Task details ▸
From the entries below, print exactly the span beginning with the line holding "Give me the matplotlib source for this chart." and ending with the line holding "22.5, 26.6, 124.0]", endpoints included, and skip any pictures.

start

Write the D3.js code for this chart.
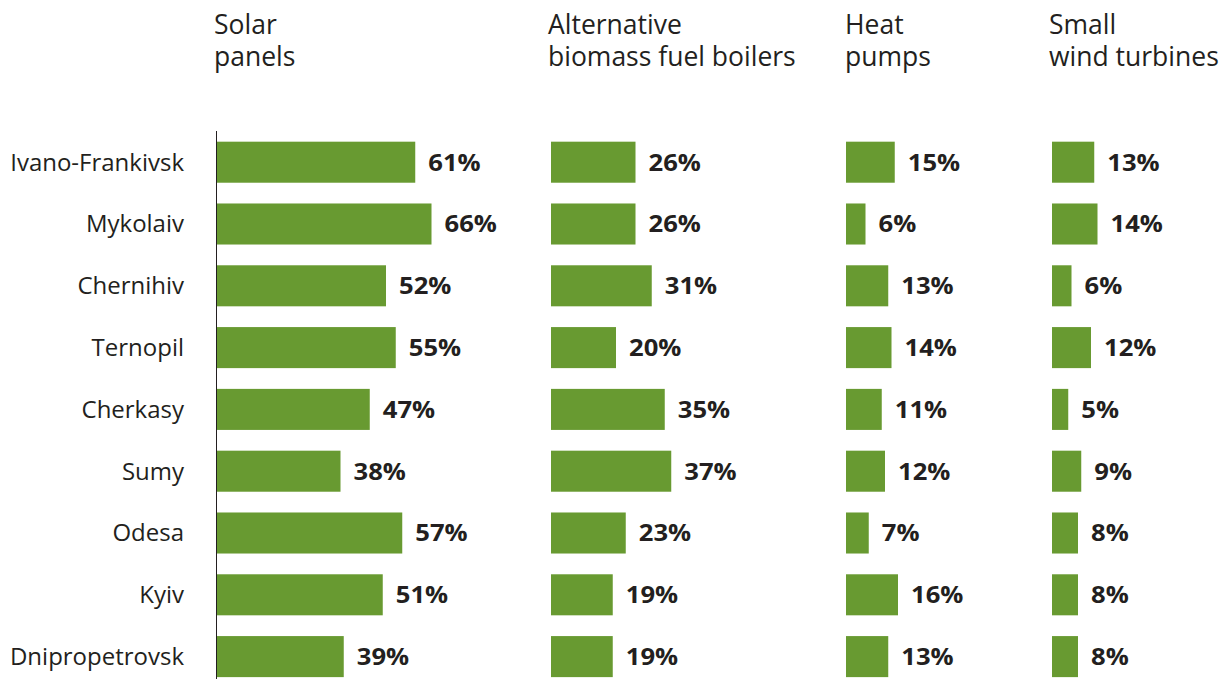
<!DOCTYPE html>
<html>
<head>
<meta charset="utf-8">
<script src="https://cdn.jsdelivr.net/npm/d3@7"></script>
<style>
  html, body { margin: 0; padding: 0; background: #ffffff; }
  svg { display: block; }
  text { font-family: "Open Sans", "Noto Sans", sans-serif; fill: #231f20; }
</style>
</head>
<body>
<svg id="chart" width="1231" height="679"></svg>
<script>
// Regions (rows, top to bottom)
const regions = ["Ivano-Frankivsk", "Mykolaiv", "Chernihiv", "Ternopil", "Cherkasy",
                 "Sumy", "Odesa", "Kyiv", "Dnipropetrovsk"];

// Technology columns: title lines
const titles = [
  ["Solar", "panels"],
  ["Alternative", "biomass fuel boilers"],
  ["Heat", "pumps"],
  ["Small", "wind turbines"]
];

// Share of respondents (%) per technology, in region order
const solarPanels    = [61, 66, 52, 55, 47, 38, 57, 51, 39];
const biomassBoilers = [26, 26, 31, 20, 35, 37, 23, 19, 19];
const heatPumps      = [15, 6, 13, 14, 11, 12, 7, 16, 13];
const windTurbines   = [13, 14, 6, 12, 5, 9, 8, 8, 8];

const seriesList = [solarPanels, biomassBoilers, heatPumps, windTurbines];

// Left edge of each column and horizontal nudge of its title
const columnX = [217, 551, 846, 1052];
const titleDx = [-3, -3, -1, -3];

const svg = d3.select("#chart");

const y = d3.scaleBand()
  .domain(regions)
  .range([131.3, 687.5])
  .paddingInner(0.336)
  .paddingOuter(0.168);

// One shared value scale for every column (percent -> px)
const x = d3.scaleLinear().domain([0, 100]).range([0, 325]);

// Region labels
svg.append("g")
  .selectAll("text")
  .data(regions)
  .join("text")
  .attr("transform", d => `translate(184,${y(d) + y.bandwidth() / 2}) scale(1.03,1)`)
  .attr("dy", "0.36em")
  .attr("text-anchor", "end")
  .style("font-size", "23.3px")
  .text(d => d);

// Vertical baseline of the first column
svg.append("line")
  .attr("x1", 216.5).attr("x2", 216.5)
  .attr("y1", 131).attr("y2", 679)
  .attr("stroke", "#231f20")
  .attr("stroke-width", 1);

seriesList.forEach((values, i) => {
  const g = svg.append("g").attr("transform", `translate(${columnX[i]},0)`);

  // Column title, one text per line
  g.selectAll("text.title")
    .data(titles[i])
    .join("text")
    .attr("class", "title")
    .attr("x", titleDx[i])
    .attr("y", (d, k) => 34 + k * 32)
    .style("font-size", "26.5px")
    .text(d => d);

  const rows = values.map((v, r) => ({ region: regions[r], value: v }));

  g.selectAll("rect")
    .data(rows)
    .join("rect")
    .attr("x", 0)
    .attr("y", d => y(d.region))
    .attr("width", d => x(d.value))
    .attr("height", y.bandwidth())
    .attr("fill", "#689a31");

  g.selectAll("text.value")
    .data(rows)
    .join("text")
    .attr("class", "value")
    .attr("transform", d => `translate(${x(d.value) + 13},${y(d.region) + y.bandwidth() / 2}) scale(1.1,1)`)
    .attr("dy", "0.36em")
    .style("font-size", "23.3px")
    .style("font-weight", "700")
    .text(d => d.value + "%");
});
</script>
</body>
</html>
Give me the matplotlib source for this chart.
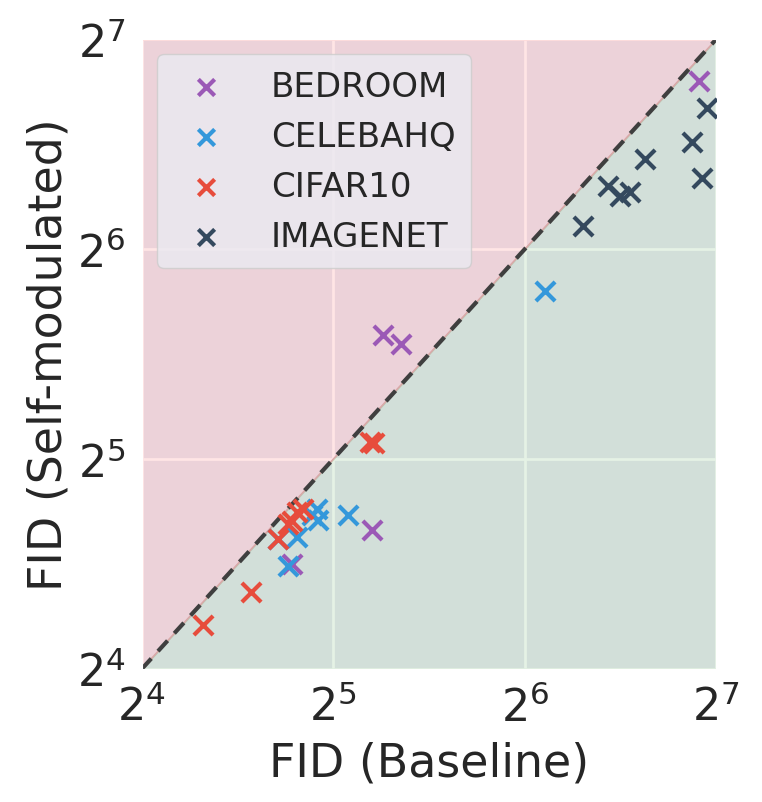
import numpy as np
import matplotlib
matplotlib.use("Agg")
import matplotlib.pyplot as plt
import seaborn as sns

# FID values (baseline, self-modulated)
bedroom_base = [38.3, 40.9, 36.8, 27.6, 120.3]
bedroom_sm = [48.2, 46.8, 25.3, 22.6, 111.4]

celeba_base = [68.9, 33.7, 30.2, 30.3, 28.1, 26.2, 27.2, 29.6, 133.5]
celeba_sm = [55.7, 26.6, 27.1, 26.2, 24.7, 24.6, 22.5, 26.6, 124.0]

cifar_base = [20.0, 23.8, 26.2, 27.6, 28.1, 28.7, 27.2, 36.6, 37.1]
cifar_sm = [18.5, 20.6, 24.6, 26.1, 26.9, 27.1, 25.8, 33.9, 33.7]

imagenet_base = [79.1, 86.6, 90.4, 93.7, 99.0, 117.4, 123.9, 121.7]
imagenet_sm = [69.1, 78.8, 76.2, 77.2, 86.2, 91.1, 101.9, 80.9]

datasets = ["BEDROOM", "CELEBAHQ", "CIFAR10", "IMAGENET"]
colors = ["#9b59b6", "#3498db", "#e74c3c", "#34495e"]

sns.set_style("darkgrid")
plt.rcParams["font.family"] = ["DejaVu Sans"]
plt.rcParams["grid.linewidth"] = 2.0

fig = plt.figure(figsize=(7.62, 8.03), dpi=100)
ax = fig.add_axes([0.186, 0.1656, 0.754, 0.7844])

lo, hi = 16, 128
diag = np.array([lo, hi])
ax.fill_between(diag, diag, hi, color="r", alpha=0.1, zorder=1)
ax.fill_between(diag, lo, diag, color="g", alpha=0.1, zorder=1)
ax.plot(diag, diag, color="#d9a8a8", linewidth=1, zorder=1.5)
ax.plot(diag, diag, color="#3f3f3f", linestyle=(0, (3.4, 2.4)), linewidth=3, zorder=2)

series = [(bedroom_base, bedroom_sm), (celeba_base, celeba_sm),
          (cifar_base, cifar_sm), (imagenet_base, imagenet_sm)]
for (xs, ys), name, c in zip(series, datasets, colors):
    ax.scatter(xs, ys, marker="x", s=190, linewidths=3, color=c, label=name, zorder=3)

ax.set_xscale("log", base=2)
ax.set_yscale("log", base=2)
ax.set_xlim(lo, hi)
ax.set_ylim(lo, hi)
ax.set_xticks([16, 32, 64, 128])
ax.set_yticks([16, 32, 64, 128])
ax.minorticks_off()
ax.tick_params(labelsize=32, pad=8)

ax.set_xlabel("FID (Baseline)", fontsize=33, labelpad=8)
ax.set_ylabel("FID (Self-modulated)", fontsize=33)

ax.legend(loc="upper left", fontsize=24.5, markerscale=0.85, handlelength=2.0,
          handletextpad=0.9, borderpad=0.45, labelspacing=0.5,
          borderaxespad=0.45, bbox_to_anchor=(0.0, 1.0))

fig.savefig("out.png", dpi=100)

end

Answer to the problem ▸
Give me the matplotlib source for this chart.
import numpy as np
import matplotlib
matplotlib.use("Agg")
import matplotlib.pyplot as plt
import seaborn as sns

# FID values (baseline, self-modulated)
bedroom_base = [38.3, 40.9, 36.8, 27.6, 120.3]
bedroom_sm = [48.2, 46.8, 25.3, 22.6, 111.4]

celeba_base = [68.9, 33.7, 30.2, 30.3, 28.1, 26.2, 27.2, 29.6, 133.5]
celeba_sm = [55.7, 26.6, 27.1, 26.2, 24.7, 24.6, 22.5, 26.6, 124.0]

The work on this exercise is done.